Friday, December 07, 2007

Another budget bust on Pittsburgh's horizon?

Pittsburgh is functionally bankrupt. Right now there are two state appointed boards that have final (and occassionally non-cooperative) say on all of Pittsburgh's budgetary decisions. The biggest problem for the city is a debt servicing problem. The city due to its previously higher population has a very large pension and other retirement obligations relative to both state aid (which is tied to the current number of municipal employees)and the current tax base and population base. Throwing in expensive to maintain aging infrastructure and the diversion of local and county tax revenues such as RAD to fund signature but negative net value projects, and Pittsburgh is in a pickle.

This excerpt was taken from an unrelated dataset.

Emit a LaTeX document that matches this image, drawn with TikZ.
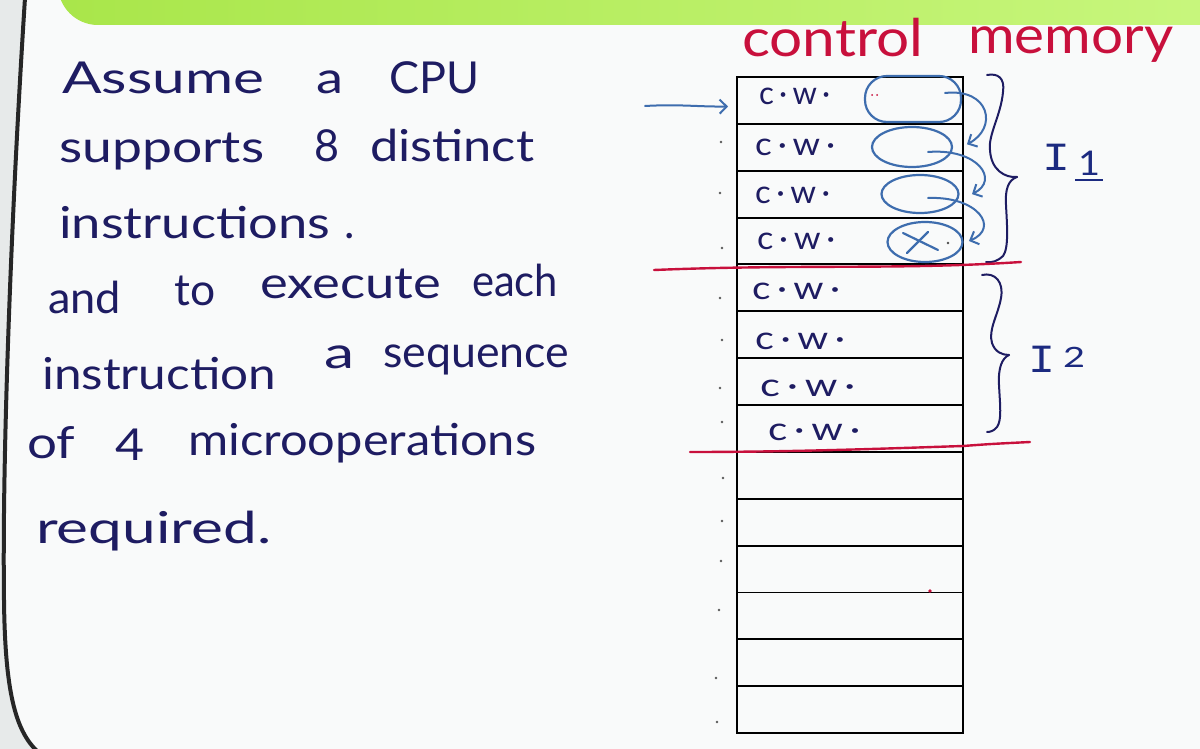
\documentclass[tikz,border=0pt]{standalone}
\usepackage{fontspec}
\usepackage{graphicx}
\setmainfont{Lato}
\newfontfamily\monoI{Liberation Mono}
\usetikzlibrary{shapes.geometric,arrows.meta,calc}
\definecolor{ink}{HTML}{1E1C62}
\definecolor{redink}{HTML}{C8103C}
\definecolor{blueink}{HTML}{3E6DAE}
\definecolor{navy}{HTML}{1C2A80}
\definecolor{board}{HTML}{F9FAFA}
\definecolor{edgegrey}{HTML}{E7EAEA}
\definecolor{gA}{HTML}{A9E64A}
\definecolor{gB}{HTML}{C9F77F}
\newcommand\hwd[2]{\resizebox{#1pt}{\height}{#2}}
\tikzset{
  hw/.style={anchor=base west, inner sep=0pt, text=ink, font=\fontsize{44}{50}\selectfont},
  rw/.style={anchor=base west, inner sep=0pt, text=redink, font=\fontsize{52}{60}\selectfont},
  cw/.style={anchor=base west, inner sep=0pt, text=ink, font=\fontsize{32}{38}\selectfont},
  cell/.style={draw=black, line width=1.9pt, minimum width=226pt, minimum height=46.86pt, inner sep=0pt},
  loop/.style={draw=blueink, line width=2.2pt, inner sep=0pt},
  barrow/.style={draw=blueink, line width=2pt, line cap=round, -{Straight Barb[length=7pt,width=14pt]}},
  bracestyle/.style={draw=ink, line width=2pt, line cap=round},
  redline/.style={draw=redink, line width=2.4pt, line cap=round},
  lbl/.style={anchor=base west, inner sep=0pt, text=navy}
}
\begin{document}
\begin{tikzpicture}[x=1pt,y=-1pt]
\useasboundingbox (0,0) rectangle (1200,749);
\fill[board] (0,0) rectangle (1200,749);
% board edge
\fill[edgegrey] (0,0) -- (25,0) .. controls (12,200) and (2,450) .. (4,600) .. controls (5,690) and (15,730) .. (35,749) -- (0,749) -- cycle;
\draw[line width=4pt, color=black!85] (25,-2) .. controls (12,200) and (2,450) .. (4,600) .. controls (5,690) and (15,730) .. (37,751);
% green banner
\begin{scope}
\clip (0,0) rectangle (1200,749);
\shade[left color=gA, right color=gB, rounded corners=40pt] (58,-80) rectangle (1260,25);
\end{scope}

% left text
\node[hw] (w1) at (62,94) {\hwd{202}{Assume}};
\node[hw] (w2) at (316,94) {\hwd{27}{a}};
\node[hw] (w3) at (389,94) {\hwd{90}{CPU}};
\node[hw] (w4) at (59,163) {\hwd{205}{supports}};
\node[hw] (w5) at (314,162) {\hwd{25}{8}};
\node[hw] (w6) at (370,162) {\hwd{164}{distinct}};
\node[hw] (w7) at (59,238) {\hwd{271}{instructions}};
\node[hw] (w8) at (344,238) {.};
\node[hw] (w9) at (48,313) {\hwd{73}{and}};
\node[hw] (w10) at (174,305) {\hwd{41}{to}};
\node[hw] (w11) at (260,298) {\hwd{181}{execute}};
\node[hw] (w12) at (472,296) {\hwd{86}{each}};
\node[hw] (w13) at (42,389) {\hwd{234}{instruction}};
\node[hw] (w14) at (324,368) {\hwd{30}{a}};
\node[hw] (w15) at (383,367) {\hwd{186}{sequence}};
\node[hw] (w16) at (27,458) {\hwd{48}{of}};
\node[hw] (w17) at (115,460) {\hwd{29}{4}};
\node[hw] (w18) at (188,455) {\hwd{348}{microoperations}};
\node[hw] (w19) at (36,543) {\hwd{235}{required.}};

% title
\node[rw] (cm1) at (742,57) {\hwd{181}{control}};
\node[rw] (cm2) at (968,54) {\hwd{205}{memory}};

% memory table
\foreach \i in {1,...,14}
  \node[cell] (r\i) at (850,{77+46.86*(\i-0.5)}) {};

% control words
\node[cw] (c1) at (759,105) {\hwd{71}{c\,·\,w\,·}};
\node[cw] (c2) at (755,156) {\hwd{80}{c\,·\,w\,·}};
\node[cw] (c3) at (755,204) {\hwd{75}{c\,·\,w\,·}};
\node[cw] (c4) at (757,249) {\hwd{78}{c\,·\,w\,·}};
\node[cw] (c5) at (752,299) {\hwd{88}{c\,·\,w\,·}};
\node[cw] (c6) at (755,349) {\hwd{90}{c\,·\,w\,·}};
\node[cw] (c7) at (760,396) {\hwd{95}{c\,·\,w\,·}};
\node[cw] (c8) at (768,440) {\hwd{92}{c\,·\,w\,·}};

% small dots beside rows
\foreach \yy/\xx in {142/721,193/720,248/722,298/720,340/722,388/720,422/722,478/723,521/722,561/721,610/719,678/716,722/717}
  \fill[black!65] (\xx,\yy) circle (1.3pt);

% loops
\node[loop, rectangle, rounded corners=22pt, minimum width=96pt, minimum height=46pt] (e1) at (913,99) {};
\node[loop, ellipse, minimum width=80pt, minimum height=40pt] (e2) at (912,147) {};
\node[loop, ellipse, minimum width=77pt, minimum height=38pt] (e3) at (920,194) {};
\node[loop, ellipse, minimum width=75pt, minimum height=40pt] (e4) at (925,242) {};
\draw[blueink, line width=2.2pt, line cap=round] ($(e4.center)+(-22,-9)$) -- ($(e4.center)+(13,8)$);
\draw[blueink, line width=2.2pt, line cap=round] ($(e4.center)+(-18,11)$) -- ($(e4.center)+(3,-10)$);
\fill[black!70] ($(e4.center)+(23,1)$) circle (1.3pt);
\fill[redink] ($(e1.center)+(-41,-4)$) circle (1pt);
\fill[redink] ($(e1.center)+(-36,-4)$) circle (1pt);

% sequencing arrows
\coordinate (a1s) at ($(e1.center)+(32,-6)$);
\coordinate (a2s) at ($(e2.center)+(16,5)$);
\coordinate (a3s) at ($(e3.center)+(8,4)$);
\draw[barrow] (a1s) .. controls (990,88) and (998,128) .. ($(r2.east)+(3,-3)$);
\draw[barrow] (a2s) .. controls (978,148) and (1000,180) .. ($(r3.east)+(8,0)$);
\draw[barrow] (a3s) .. controls (978,196) and (1000,228) .. ($(r4.east)+(5,0)$);

% entry arrow
\coordinate (la) at (645,106);
\draw[barrow] (la) .. controls (680,104) and (700,107) .. ($(r1.west)+(-8,6)$);

% braces
\draw[bracestyle] (987,75) .. controls (998,73) and (1005,78) .. (1003,92)
  .. controls (1001,115) and (988,135) .. (990,150)
  .. controls (991,170) and (1005,178) .. (1017,177);
\draw[bracestyle] (1017,177) .. controls (1008,180) and (1005,190) .. (1006,205)
  .. controls (1007,225) and (1009,248) .. (1003,256)
  .. controls (998,261) and (992,263) .. (986,262);
\draw[bracestyle] (982,275) .. controls (995,272) and (1004,282) .. (1001,298)
  .. controls (998,315) and (988,330) .. (992,343)
  .. controls (995,352) and (1002,355) .. (1009,355);
\draw[bracestyle] (1009,355) .. controls (1002,358) and (998,368) .. (999,385)
  .. controls (1000,405) and (1002,420) .. (997,427)
  .. controls (994,431) and (990,432) .. (987,432);

% labels
\node[lbl, font=\monoI\fontsize{40}{44}\selectfont] (i1a) at (1042,171) {\hwd{28}{I}};
\node[lbl, font=\fontsize{34}{40}\selectfont] (i1b) at (1078,176) {\hwd{22}{1}};
\draw[navy, line width=2pt] (1075,180) -- (1103,180);
\node[lbl, font=\monoI\fontsize{40}{44}\selectfont] (i2a) at (1028,372) {\hwd{27}{I}};
\node[lbl, font=\fontsize{28}{34}\selectfont] (i2b) at (1063,367) {\hwd{22}{2}};

% red separators
\draw[redline] (654,270) .. controls (800,264) and (900,270) .. (1021,262);
\draw[redline] (690,452) .. controls (800,452) and (900,448) .. (963,446) .. controls (990,444) .. (1030,442);
\fill[redink] (930,591) circle (1.8pt);
\end{tikzpicture}
\end{document}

Everything that I have read strongly suggests that the overwhelming majority of Pittsburgh's debt is insured by one of the major bond insurers. This makes the municipal debt look decent despite the city having a credit rating that is not in the toilet but is "hovering over the toilet like a soused fraternity jock after a hard St. Patrick's Day, crying that, as God as it's witness, it will never drink like that again..."

Officially Pittsburgh is out of the intensive fiscal care unit, but re-admission looks probable as a series of short term fixes and freezes have not fixed the underlying structural problems in the budget. Some of these fixes such as the 50% parking tax are state mandated to decline despite what seems to be fairly inelastic demand for parking.

There could be another, wider problem coming in soon, and that is related to the general credit market crunch and more importantly the absolute crap that was reassembled, rematched, and released as AAA bonds that were insured for a song. Mish at Global Economic Analysis caught an ugly piece of news from Bloomberg on two of the dominant insurers:
MBIA Inc. had the biggest drop in more than 20 years in New York Stock Exchange trading after Moody's Investors Service said the biggest bond insurer is "somewhat likely" to face a shortage of capital that threatens its AAA credit rating.

"The guarantor is at greater risk of exhibiting a capital shortfall than previously communicated," New York-based Moody's said. "We now consider this somewhat likely."...

MBIA is among at least eight bond insurers seeking to ward off potential credit-rating downgrades by Moody's, Fitch Ratings and Standard & Poor's. The insurers guarantee $2.4 trillion of debt and downgrades could cause losses of $200 billion, according to Bloomberg data.
MBIA's problems are not isolated to their business model. There is a systemic problem in the bond insurance industry, and if there is a run on insurance due to collapses in bond values so that the perception of the value of the guarantee significantly decreases, Pittsburgh will be facing significantly higher debt service costs. These costs will occur either due to new bonds being priced at Pittsburgh's real credit rating of Moody's AA3 or priced at AAA with very expensive insurance premiums.

The city budget is heavily committed to debt service already, and a 50 or 100 basis point increase in interest rates is between a long term, recurring $5 to $10 million dollar hole in the budget.